Berners-Lee drew a parallel with professions like medicine and law. He noted that doctors and lawyers, though often employed by organizations, have a primary duty to their patients and clients, respectively. AI, however, presents a different scenario. He questioned whether an AI assistant helping with vacation planning or product ordering is truly working in the user’s best interest or is, instead, nudging them toward choices that benefit the manufacturer.
“I want AIs to work for me to make the choices that I want to make,” Berners-Lee stated. “I don’t want an AI that’s trying to sell me something.”
He challenged robotics experts on the panel to consider these potential conflicts, urging them to “Always ask an AI, ‘who do you work for?’ Whose better interests are you pursuing in your interests and your decisions?”
Lessons from the Early Web
Berners-Lee contrasted the current environment surrounding AI with the early days of the World Wide Web in the 1990s. Back then, companies like Microsoft and Netscape collaborated with researchers and activists to form the World Wide Web Consortium (W3C), which established the infrastructure for the open internet.

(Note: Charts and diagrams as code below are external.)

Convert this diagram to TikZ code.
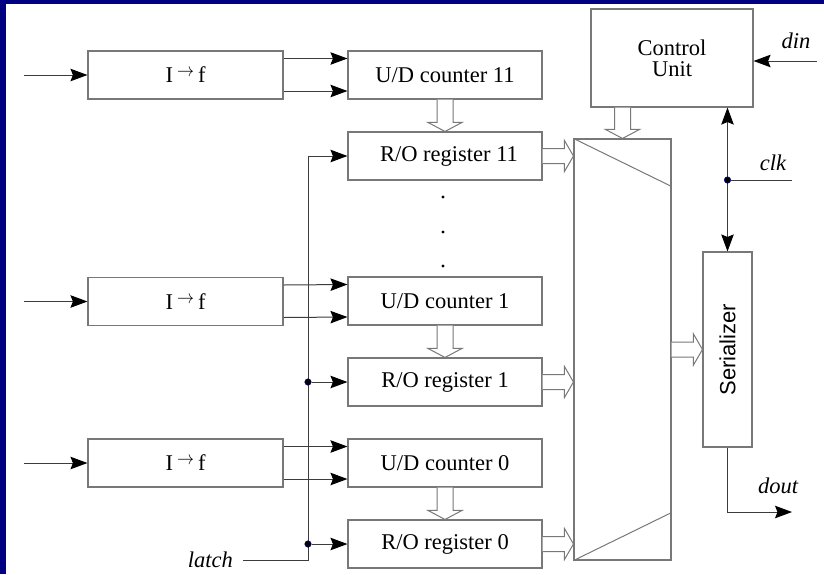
\documentclass[tikz,border=0pt]{standalone}
\usepackage{fontspec}
\setmainfont{Liberation Serif}
\newfontfamily\plainsans{Liberation Sans}
\usetikzlibrary{arrows.meta,calc}
\definecolor{framenavy}{RGB}{0,0,128}
\definecolor{boxline}{RGB}{120,120,120}
\definecolor{wirecol}{RGB}{60,60,60}

% I -> f label with a small raised arrow
\newcommand{\itof}{I\kern4pt\raisebox{6pt}{\resizebox*{17pt}{7pt}{$\rightarrow$}}\kern4pt f}

% hollow (outlined) block arrows between two aligned points
\newcommand{\fatdown}[2]{%
  \draw[fat] ($(#1)+(-8,0)$) -- ($(#2)+(-8,-9)$) -- ($(#2)+(-17,-9)$) -- (#2)
    -- ($(#2)+(17,-9)$) -- ($(#2)+(8,-9)$) -- ($(#1)+(8,0)$);}
\newcommand{\fatright}[2]{%
  \draw[fat] ($(#1)+(0,-7.5)$) -- ($(#2)+(-9,-7.5)$) -- ($(#2)+(-9,-15.5)$) -- (#2)
    -- ($(#2)+(-9,15.5)$) -- ($(#2)+(-9,7.5)$) -- ($(#1)+(0,7.5)$);}

\begin{document}
\begin{tikzpicture}[x=1pt,y=-1pt,
  blk/.style={draw=boxline, line width=1.1pt, fill=white, inner sep=0pt, align=center,
              font=\fontsize{22.5}{21}\selectfont},
  wide/.style={blk, minimum width=194pt, minimum height=48pt},
  wire/.style={draw=wirecol, line width=1pt},
  head/.style={Stealth[length=17pt,width=12.5pt,inset=2.5pt,color=black]},
  arr/.style={wire, -{Stealth[length=17pt,width=12.5pt,inset=2.5pt,color=black]}},
  biarr/.style={wire, {Stealth[length=17pt,width=12.5pt,inset=2.5pt,color=black]}-{Stealth[length=17pt,width=12.5pt,inset=2.5pt,color=black]}},
  fat/.style={draw=boxline, line width=1pt, fill=white, line join=miter},
  lbl/.style={font=\itshape\fontsize{22.5}{22}\selectfont, inner sep=0pt},
  junc/.style={circle, fill=black, draw=blue!50!black, line width=0.5pt, inner sep=0pt, minimum size=6.5pt},
  vdot/.style={circle, fill=black, inner sep=0pt, minimum size=3.2pt},
]
% frame
\fill[framenavy] (0,0) rectangle (824,574);
\fill[white] (6,3.5) rectangle (824,574);
\useasboundingbox (0,0) rectangle (824,574);

% converters
\node[wide, minimum width=195pt] (if11) at (185.5,75)  {\itof};
\node[wide, minimum width=195pt] (if1)  at (185.5,301.5) {\itof};
\node[wide, minimum width=195pt] (if0)  at (185.5,463) {\itof};

% counters and registers
\node[wide] (cnt11) at (445,75)  {U/D counter 11};
\node[wide] (reg11) at (445,156) {\kern8pt R/O register 11};
\node[wide] (cnt1)  at (445,301) {U/D counter 1};
\node[wide] (reg1)  at (445,382) {R/O register 1};
\node[wide] (cnt0)  at (445,463) {U/D counter 0};
\node[wide] (reg0)  at (445,544) {R/O register 0};

% vertical ellipsis
\node[vdot] (e1) at (443,197) {};
\node[vdot] (e2) at (443,232) {};
\node[vdot] (e3) at (443,266) {};

% control unit, multiplexer, serializer
\node[blk, minimum width=162pt, minimum height=98pt] (cu) at (672,58) {Control\\Unit};
\node[draw=boxline, line width=1.1pt, minimum width=97pt, minimum height=421pt, inner sep=0pt] (mux) at (622.5,349.5) {};
\draw[boxline, line width=1pt] (mux.north west) -- ($(mux.north east)+(0,48)$);
\draw[boxline, line width=1pt] (mux.south west) -- ($(mux.south east)+(0,-48)$);
\node[blk, minimum width=49pt, minimum height=195pt] (ser) at (727.5,349.5) {};
\node[rotate=90, inner sep=0pt, font=\plainsans\fontsize{22}{22}\selectfont] (sertext) at (ser.center) {Serializer};

% analog inputs
\coordinate (in11) at (24,75);
\coordinate (in1)  at (24,301.5);
\coordinate (in0)  at (24,463);
\draw[arr] (in11) -- (if11.west);
\draw[arr] (in1)  -- (if1.west);
\draw[arr] (in0)  -- (if0.west);

% converter to counter pairs
\foreach \a/\b in {if11/cnt11, if1/cnt1, if0/cnt0}{
  \draw[arr] ($(\a.east)+(0,-16.5)$) -- ($(\b.west)+(0,-16.5)$);
  \draw[arr] ($(\a.east)+(0,16)$) -- ($(\b.west)+(0,16)$);
}

% latch bus
\coordinate (busx) at (308,0);
\coordinate (latchin) at (243,560);
\draw[arr] (latchin) -- (latchin -| busx) -- (reg11.west -| busx) -- (reg11.west);
\node[junc] (j1) at (reg1.west -| busx) {};
\node[junc] (j0) at (reg0.west -| busx) {};
\draw[arr] (j1) -- (reg1.west);
\draw[arr] (j0) -- (reg0.west);
\node[lbl, anchor=base east] (latchlbl) at (233,567) {latch};

% counter to register transfers
\fatdown{cnt11.south}{reg11.north}
\fatdown{cnt1.south}{reg1.north}
\fatdown{cnt0.south}{reg0.north}

% registers into multiplexer
\coordinate (m11) at (reg11.east -| mux.west);
\coordinate (m1)  at (reg1.east -| mux.west);
\coordinate (m0)  at (reg0.east -| mux.west);
\fatright{reg11.east}{m11}
\fatright{reg1.east}{m1}
\fatright{reg0.east}{m0}

% control unit to multiplexer, multiplexer to serializer
\coordinate (cuout) at (cu.south -| mux.north);
\fatdown{cuout}{mux.north}
\coordinate (serin) at (mux.east -| ser.west);
\fatright{mux.east}{serin}

% control lines
\coordinate (dinstart) at (817,61);
\draw[arr] (dinstart) -- (dinstart -| cu.east);
\node[lbl, anchor=base] (dinlbl) at (796,48) {din};

\draw[biarr] (cu.south -| ser.north) -- (ser.north);
\coordinate (clkin) at (792,180);
\node[junc] (jclk) at (clkin -| ser.north) {};
\draw[wire] (jclk) -- (clkin);
\node[lbl, anchor=base] (clklbl) at (773,170) {clk};

\coordinate (doutend) at (792,512);
\draw[arr] (ser.south) |- (doutend);
\node[lbl, anchor=base] (doutlbl) at (778,493) {dout};
\end{tikzpicture}
\end{document}
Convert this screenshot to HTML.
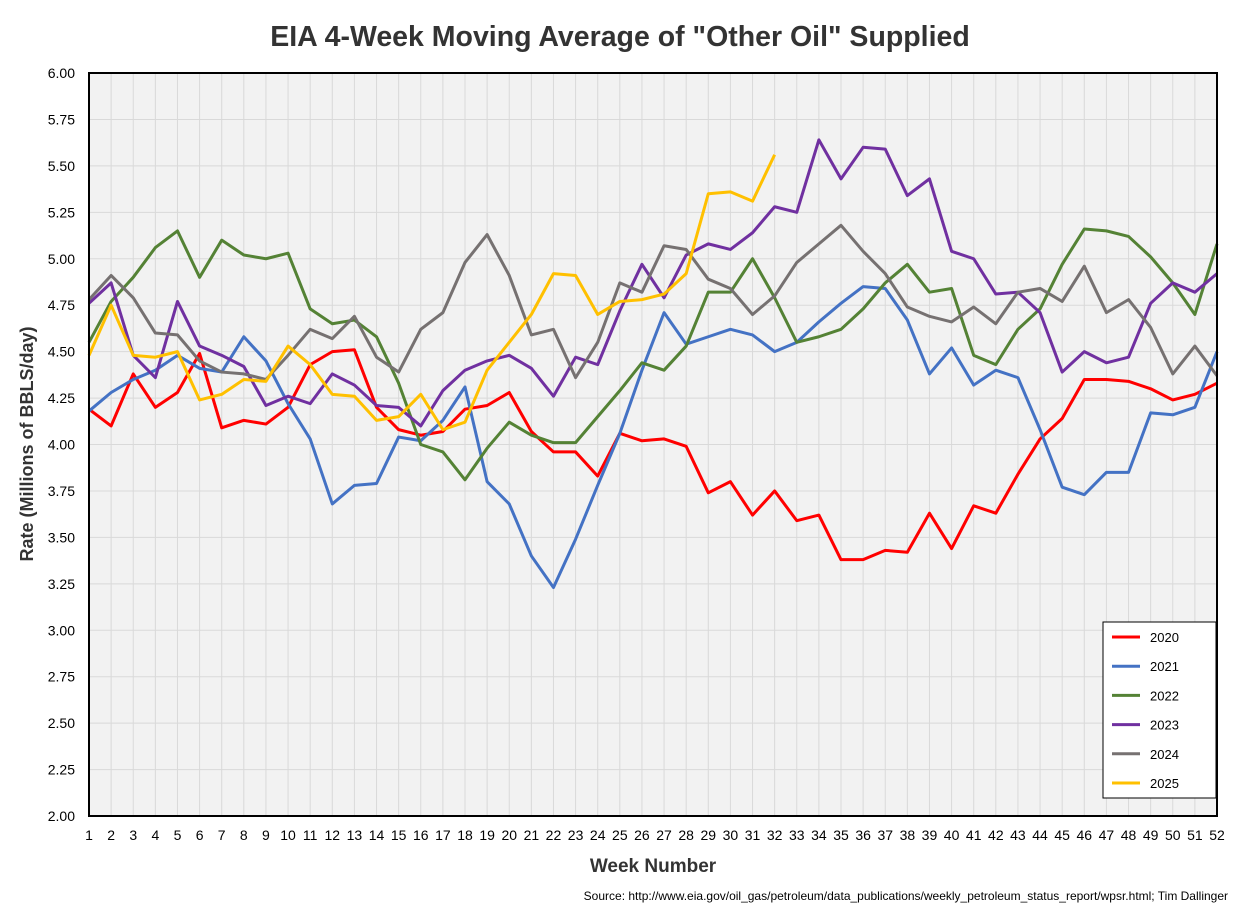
<!DOCTYPE html>
<html><head><meta charset="utf-8"><style>
body{margin:0;background:#fff;font-family:"Liberation Sans",Arial,sans-serif;}
</style></head><body>
<svg width="1238" height="907" xmlns="http://www.w3.org/2000/svg" id="chart" font-family="Liberation Sans, Arial, sans-serif">
<text x="620" y="46" text-anchor="middle" font-size="28.5" font-weight="bold" fill="#333">EIA 4-Week Moving Average of "Other Oil" Supplied</text>
<rect x="89" y="73" width="1128" height="743" fill="#f2f2f2"/>
<g id="grid"></g>
<g id="series"></g>
<rect x="89" y="73" width="1128" height="743" fill="none" stroke="#000" stroke-width="2"/>
<g id="yt"></g><g id="xt"></g>
<text transform="translate(33,444) rotate(-90)" text-anchor="middle" font-size="18" font-weight="bold" fill="#333">Rate (Millions of BBLS/day)</text>
<text x="653" y="872" text-anchor="middle" font-size="19" font-weight="bold" fill="#333">Week Number</text>
<text x="1228" y="900" text-anchor="end" font-size="12" fill="#000">Source: http://www.eia.gov/oil_gas/petroleum/data_publications/weekly_petroleum_status_report/wpsr.html; Tim Dallinger</text>
<rect x="1103" y="622" width="113" height="176" fill="#fff" stroke="#000" stroke-width="1"/>
<g id="leg"></g>
</svg>
<script>
const weeks = Array.from({length:52},(_,i)=>i+1);
const yTicks = [2.00,2.25,2.50,2.75,3.00,3.25,3.50,3.75,4.00,4.25,4.50,4.75,5.00,5.25,5.50,5.75,6.00];
const seriesNames = ["2020","2021","2022","2023","2024","2025"];
const seriesColors = ["#ff0000","#4472c4","#548235","#7030a0","#767171","#ffc000"];
const s2020 = [4.19,4.10,4.38,4.20,4.28,4.49,4.09,4.13,4.11,4.20,4.43,4.50,4.51,4.20,4.08,4.05,4.07,4.19,4.21,4.28,4.07,3.96,3.96,3.83,4.06,4.02,4.03,3.99,3.74,3.80,3.62,3.75,3.59,3.62,3.38,3.38,3.43,3.42,3.63,3.44,3.67,3.63,3.84,4.03,4.14,4.35,4.35,4.34,4.30,4.24,4.27,4.33];
const s2021 = [4.18,4.28,4.35,4.40,4.48,4.41,4.39,4.58,4.45,4.22,4.03,3.68,3.78,3.79,4.04,4.02,4.13,4.31,3.80,3.68,3.40,3.23,3.49,3.78,4.06,4.40,4.71,4.54,4.58,4.62,4.59,4.50,4.55,4.66,4.76,4.85,4.84,4.67,4.38,4.52,4.32,4.40,4.36,4.08,3.77,3.73,3.85,3.85,4.17,4.16,4.20,4.50];
const s2022 = [4.55,4.77,4.90,5.06,5.15,4.90,5.10,5.02,5.00,5.03,4.73,4.65,4.67,4.58,4.33,4.00,3.96,3.81,3.98,4.12,4.05,4.01,4.01,4.15,4.29,4.44,4.40,4.53,4.82,4.82,5.00,4.79,4.55,4.58,4.62,4.73,4.87,4.97,4.82,4.84,4.48,4.43,4.62,4.73,4.97,5.16,5.15,5.12,5.01,4.87,4.70,5.08];
const s2023 = [4.76,4.87,4.48,4.36,4.77,4.53,4.48,4.42,4.21,4.26,4.22,4.38,4.32,4.21,4.20,4.10,4.29,4.40,4.45,4.48,4.41,4.26,4.47,4.43,4.72,4.97,4.79,5.02,5.08,5.05,5.14,5.28,5.25,5.64,5.43,5.60,5.59,5.34,5.43,5.04,5.00,4.81,4.82,4.71,4.39,4.50,4.44,4.47,4.76,4.87,4.82,4.92];
const s2024 = [4.78,4.91,4.79,4.60,4.59,4.45,4.39,4.38,4.35,4.48,4.62,4.57,4.69,4.47,4.39,4.62,4.71,4.98,5.13,4.91,4.59,4.62,4.36,4.55,4.87,4.82,5.07,5.05,4.89,4.84,4.70,4.80,4.98,5.08,5.18,5.04,4.92,4.74,4.69,4.66,4.74,4.65,4.82,4.84,4.77,4.96,4.71,4.78,4.63,4.38,4.53,4.37];
const s2025 = [4.48,4.75,4.48,4.47,4.50,4.24,4.27,4.35,4.34,4.53,4.43,4.27,4.26,4.13,4.15,4.27,4.08,4.12,4.40,4.55,4.70,4.92,4.91,4.70,4.77,4.78,4.81,4.92,5.35,5.36,5.31,5.56];
const allSeries=[s2020,s2021,s2022,s2023,s2024,s2025];
const NS="http://www.w3.org/2000/svg";
const X0=89,X1=1217,Y0=816,Y1=73;
const xs=w=>X0+(w-1)*(X1-X0)/51;
const ys=v=>Y0-(v-2)*(Y0-Y1)/4;
function mk(t,a,p){const e=document.createElementNS(NS,t);for(const k in a)e.setAttribute(k,a[k]);p.appendChild(e);return e;}
const grid=document.getElementById('grid'),yt=document.getElementById('yt'),xt=document.getElementById('xt');
yTicks.forEach(v=>{
 const l=mk('line',{x1:X0,x2:X1,y1:ys(v),y2:ys(v),stroke:'#d9d9d9','stroke-width':1},grid);
 
 
 const t=mk('text',{x:75,y:ys(v)+5,'text-anchor':'end','font-size':14,fill:'#000'},yt);
 t.textContent=v.toFixed(2);
 
 
});
weeks.forEach(w=>{
 const l=mk('line',{x1:xs(w),x2:xs(w),y1:Y1,y2:Y0,stroke:'#d9d9d9','stroke-width':1},grid);
 
 
 const t=mk('text',{x:xs(w),y:840,'text-anchor':'middle','font-size':14,fill:'#000'},xt);
 t.textContent=w;
 
 
});
const sg=document.getElementById('series'),lg=document.getElementById('leg');
allSeries.forEach((s,i)=>{
 const p=mk('polyline',{points:s.map((v,j)=>xs(weeks[j])+','+ys(v)).join(' '),fill:'none',stroke:seriesColors[i],'stroke-width':3,'stroke-linejoin':'round'},sg);
 
 
 const y=637+i*29.2;
 const g=mk('g',{},lg);
 
 
 mk('line',{x1:1112,x2:1140,y1:y,y2:y,stroke:seriesColors[i],'stroke-width':3},g);
 const t=mk('text',{x:1150,y:y+5,'font-size':13,fill:'#000'},g);
 t.textContent=seriesNames[i];
});
</script>
</body></html>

“All these companies were building the Web together, and we made it together,” he said. This collaborative approach, he argued, is missing in today’s generative AI landscape.
Berners-Lee observed that companies are currently in competition, striving for “superintelligence,” without a comparable standards-setting organization like the W3C. He suggested AI developers create a similar group or a structure like CERN, the intergovernmental nuclear research laboratory in Europe.
“We have it for nuclear physics,” Berners-Lee said. “We don’t have it for AI.”